Da ciò discende che, da un canto, occorrerà assicurare l’adeguamento dei livelli retributivi e, d’altro canto, la censurata mancanza non si riverbera in vizio dell’aggiudicazione.

Va premesso che all’adeguamento si sarebbe dovuto far fronte anche qualora il procedimento amministrativo non avesse subito la stasi prodotta dal contenzioso instaurato e, avviato il rapporto sulla base dei costi della manodopera stimati, si fosse posto l’obbligo di applicare i nuovi livelli salariali.

Questo aspetto concerne il tema del riequilibrio del contratto di appalto, che trova corrispondenza nelle previsioni del codice che consentono la modifica dei corrispettivi.

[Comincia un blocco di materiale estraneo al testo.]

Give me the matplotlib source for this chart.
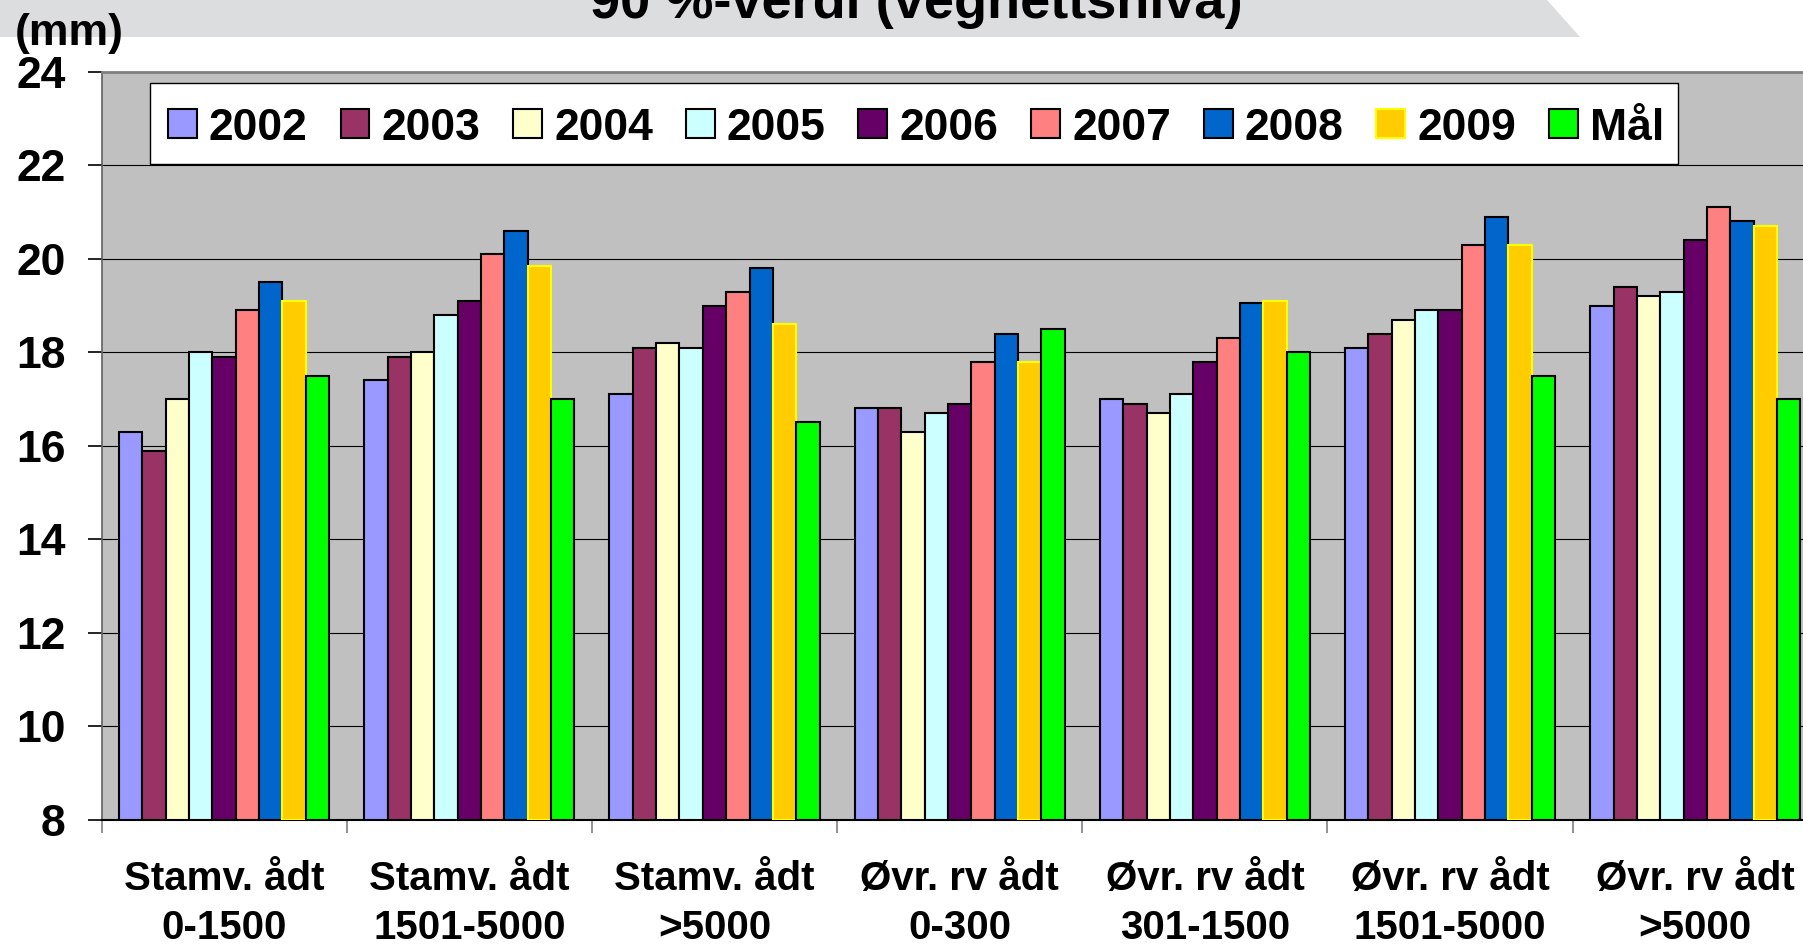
import matplotlib
matplotlib.use("Agg")
import matplotlib.pyplot as plt
from matplotlib.patches import Polygon, Patch, Rectangle
import numpy as np

plt.rcParams['font.family'] = ['Liberation Sans', 'DejaVu Sans']
plt.rcParams['font.weight'] = 'bold'

categories = ["Stamv. ådt\n0-1500", "Stamv. ådt\n1501-5000", "Stamv. ådt\n>5000",
              "Øvr. rv ådt\n0-300", "Øvr. rv ådt\n301-1500", "Øvr. rv ådt\n1501-5000",
              "Øvr. rv ådt\n>5000"]
series = ["2002", "2003", "2004", "2005", "2006", "2007", "2008", "2009", "Mål"]

v2002 = [16.3, 17.4, 17.1, 16.8, 17.0, 18.1, 19.0]
v2003 = [15.9, 17.9, 18.1, 16.8, 16.9, 18.4, 19.4]
v2004 = [17.0, 18.0, 18.2, 16.3, 16.7, 18.7, 19.2]
v2005 = [18.0, 18.8, 18.1, 16.7, 17.1, 18.9, 19.3]
v2006 = [17.9, 19.1, 19.0, 16.9, 17.8, 18.9, 20.4]
v2007 = [18.9, 20.1, 19.3, 17.8, 18.3, 20.3, 21.1]
v2008 = [19.5, 20.6, 19.8, 18.4, 19.05, 20.9, 20.8]
v2009 = [19.1, 19.85, 18.6, 17.8, 19.1, 20.3, 20.7]
vmaal = [17.5, 17.0, 16.5, 18.5, 18.0, 17.5, 17.0]

values = [v2002, v2003, v2004, v2005, v2006, v2007, v2008, v2009, vmaal]
colors = ["#9999FF", "#993366", "#FFFFCC", "#CCFFFF", "#660066",
          "#FF8080", "#0066CC", "#FFCC00", "#00FF00"]
edges = ["black"] * 7 + ["#FFFF00", "black"]

W, H = 1803, 947
fig = plt.figure(figsize=(W / 100, H / 100), dpi=100)

# light grey slide band behind the title
band = Polygon([(0, 1), (1547 / W, 1), (1580 / W, 1 - 37 / H), (0, 1 - 37 / H)],
               closed=True, transform=fig.transFigure, facecolor="#DCDDDF",
               edgecolor="none", zorder=0)
fig.patches.append(band)

ax_left, ax_top, ax_bottom = 101.5, 71.7, 820
cat_w = 245.2
ax_right = ax_left + 7 * cat_w
ax = fig.add_axes([ax_left / W, (H - ax_bottom) / H,
                   (ax_right - ax_left) / W, (ax_bottom - ax_top) / H])
ax.set_facecolor("#C0C0C0")

x = np.arange(len(categories))
bw = 1 / 10.5
for j, (vals, c, e) in enumerate(zip(values, colors, edges)):
    ax.bar(x + (j - 4) * bw, np.array(vals) - 8, bottom=8, width=bw,
           color=c, edgecolor=e, linewidth=1.5, zorder=3)

ax.set_xlim(-0.5, 6.5)
ax.set_ylim(8, 24)
ax.set_yticks(np.arange(8, 25, 2))
ax.yaxis.grid(True, color="black", linewidth=0.8)
ax.set_axisbelow(True)

ax.set_xticks(np.arange(-0.5, 7, 1))
ax.set_xticklabels([])
ax.set_xticks(x, minor=True)
ax.set_xticklabels(categories, minor=True, fontsize=29, fontweight="bold",
                   linespacing=1.36)
ax.tick_params(axis="x", which="major", direction="out", length=9,
               width=1.2, color="#808080")
ax.tick_params(axis="x", which="minor", length=0, pad=29)
ax.tick_params(axis="y", direction="out", length=10, width=1.2,
               color="black", pad=16, labelsize=32)
for lab in ax.get_yticklabels():
    lab.set_fontweight("bold")

ax.spines["top"].set_color("#808080")
ax.spines["top"].set_linewidth(2)
ax.spines["right"].set_visible(False)
ax.spines["left"].set_color("#606060")
ax.spines["left"].set_linewidth(1.2)
ax.spines["bottom"].set_color("black")
ax.spines["bottom"].set_linewidth(1.5)

# legend box drawn separately so the entries can sit a little low in it
fig.patches.append(Rectangle((150 / W, 1 - 164 / H), (1678 - 150) / W, (164 - 83) / H,
                             transform=fig.transFigure, facecolor="white",
                             edgecolor="black", linewidth=1, zorder=5))
handles = [Patch(facecolor=c, edgecolor=e, linewidth=1.5) for c, e in zip(colors, edges)]
leg = fig.legend(handles, series, ncol=9, loc="center left",
                 bbox_to_anchor=(168 / W, 1 - 128 / H),
                 prop={"weight": "bold", "size": 32},
                 handlelength=0.65, handleheight=0.63, handletextpad=0.27,
                 columnspacing=0.74, borderpad=0, borderaxespad=0,
                 frameon=False)
leg.set_zorder(6)

fig.text(15 / W, 1 - 45.5 / H, "(mm)", fontsize=32, fontweight="bold",
         ha="left", va="baseline")
fig.text(916 / W, 1 - 18 / H, "90 %-verdi (vegnettsnivå)", fontsize=39,
         fontweight="bold", ha="center", va="baseline")

fig.savefig("out.png", dpi=100, facecolor="white")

In particolare, già l’art. 106 del d.lgs. n. 50/2016 stabiliva che i contratti di appalto possono essere modificati senza una nuova procedura di affidamento, ove la necessità di modifica è determinata da circostanze impreviste o imprevedibili per l’amministrazione aggiudicatrice, tra le quali “la sopravvenienza di nuove disposizioni legislative o regolamentari o provvedimenti di autorità od enti preposti alla tutela di interessi rilevanti” (co. 1, lett. c), n. 2). È da ritenersi che in quest’ambito vi debbano rientrare i contratti collettivi nazionali di lavoro, in ragione della loro inderogabilità e per la natura che rivestono (dall’art. 2 del d.lgs. n. 40/2006 che, modificando l’art. 360 c.p.c., ammette al n. 3 il ricorso per cassazione per violazione di norme dei contratti accordi collettivi nazionali di lavoro, la dottrina giuslavoristica ne ha finanche desunto la riconducibilità alle fonti di diritto).

In conclusione, la questione prospettata con il ricorso rientra tra i rimedi manutentivi del contratto, di tal che non può essere predicata l’illegittimità dell’aggiudicazione. Per inciso, va osservato che il riequilibrio contrattuale costituisce oggi principio espressamente affermato nel nuovo codice dei contratti pubblici (art. 9 del d.lgs. n. 36/2023).